We often find ourselves in situations that irk us in various ways. Most of us want our own way and do not appreciate interference from others. Human beings begin life as selfish little babies who have no inclination to care about others. As we mature, most of us develop a social conscience that allows us to participate in society. Even so, reining in our natural tendencies goes against the grain—makes us irritable and dissatisfied. It might even make us mad!


Nancy Patrick

Although not necessarily a bad emotion, anger may grow beyond a temporary feeling of frustration. Then is the time we need to examine the root causes of that anger. I began keeping track of my “mad” episodes to see what triggered them. I noticed that tiny disturbances in my routine could trigger my anger. For example, too many cloudy days in a row make me blue (an old expression my mom used for feeling down). Waiting longer than I expected in the doctor’s office became a real nuisance. Grocery shoppers who read all the labels got in my way and slowed me down. You get the picture.

I have recently observed in Abilene several incidents revealing a frightening degree of rage. One occurred as I drove on Buffalo Gap Road one evening during rush hour. I saw another driver inadvertently go in front of a fellow driver who became angry and immediately sped up and cut the offending driver off. He then dropped back and got behind the driver so he could follow him. When the person pulled into the McDonald’s parking lot, the angry young man pulled up next to him, jumped out of his car, ran to the other driver’s parked car and kicked it as hard as he could. He then jumped back into his car and drove away.

I mention these minor incidents to illustrate the path to dangerous anger that we see in society these days. Several years ago as I taught a class at McMurry University, the school received notice that a road rage incident at the intersection of Sayles and South 14th had resulted in a murder. The incident revealed not only the extreme anger people feel at something as minor as being cut off in traffic but also the availability of fire arms to citizens. Both drivers in this incident had loaded guns and drew on each other.

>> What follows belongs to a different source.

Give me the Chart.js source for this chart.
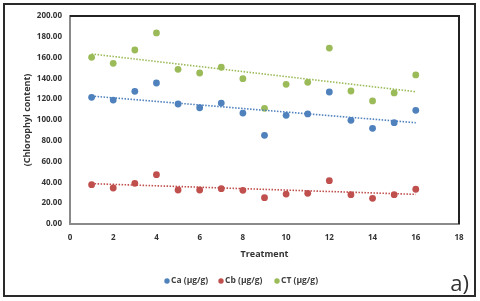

I understand anger and frustration when others inconvenience us. I experience the same thing. What confuses and terrifies me relates to the uncontrolled and unprovoked anger and hatred that cause people to commit mass murder. Over the past 19 years, the United States has experienced approximately 40 such massacres (depending on the source). Whether school, church, or synagogue shootings, mall assaults, white supremacy attacks, club carnages, festival slaughters, work place outbursts, or ethnic atrocities, the terrorists who murder innocent people all act out of similar motivations.

What fills so many people with anger and violence? Could fear provoke the hatred that leads to murder? Fear motivates many dangerous behaviors. I once watched a documentary about the apartheid issue in South Africa. The white landowners said they would do anything necessary to preserve their way of life. They dismissed the human cost of apartheid as necessary to sustain the status quo. They had blinded themselves to the human misery of others in order to retain their property, status, and wealth.

I pray that Americans do not share the same mentality. Naturally, those of us who live in comfort and plenty would like to enjoy that forever. Abundance makes sharing easy, but when something jeopardizes our space, jobs, health care, education, or family, we begin to assess available resources to judge how much we can afford to share; in fact, we might fear losing what we have. 

The fear of others who differ from us—whatever the specific reason—often leads to hatred. Hatred, a very dangerous and destructive emotion, often provokes actions that can cause irreversible damage to others and to us. Hatred robs us of our humanity. We must not let that happen. If we no longer empathize with the pain of others, if we begrudge a bed to the homeless, if we refuse a meal to the hungry, if we isolate ourselves from other human beings, then we disobey Christ’s instructions in Matthew 25:36: “I needed clothes and you clothed me, I was sick and you looked after me, I was in prison and you came to visit me.”

To retain our dignity and humanity, we may need to live in a world with less individual material wealth so that others can have enough to live with dignity as well. We learned that lesson as children when new babies came into the family. As a family grew, the love and attention of parents spread to include all the children. We learned to love our siblings who had seemed like intruders on their first arrival. We learned to perform acts of love, selflessness, grace, and gratitude. Now we may need to welcome a wider family as our world continues to evolve. 

2 Corinthians 8:13-15 teaches the principle of sharing from our plenty with those in need. The passage suggests that God desires for his people to share material wealth with more equity. I feel wonderfully comfortable having a full stomach, a roof over my head, and money to supply my needs, but knowing others suffer as I enjoy plenty disturbs that peace; likewise, it should disturb us as human beings. 

Nancy Patrick is a retired teacher who lives in Abilene and enjoys writing.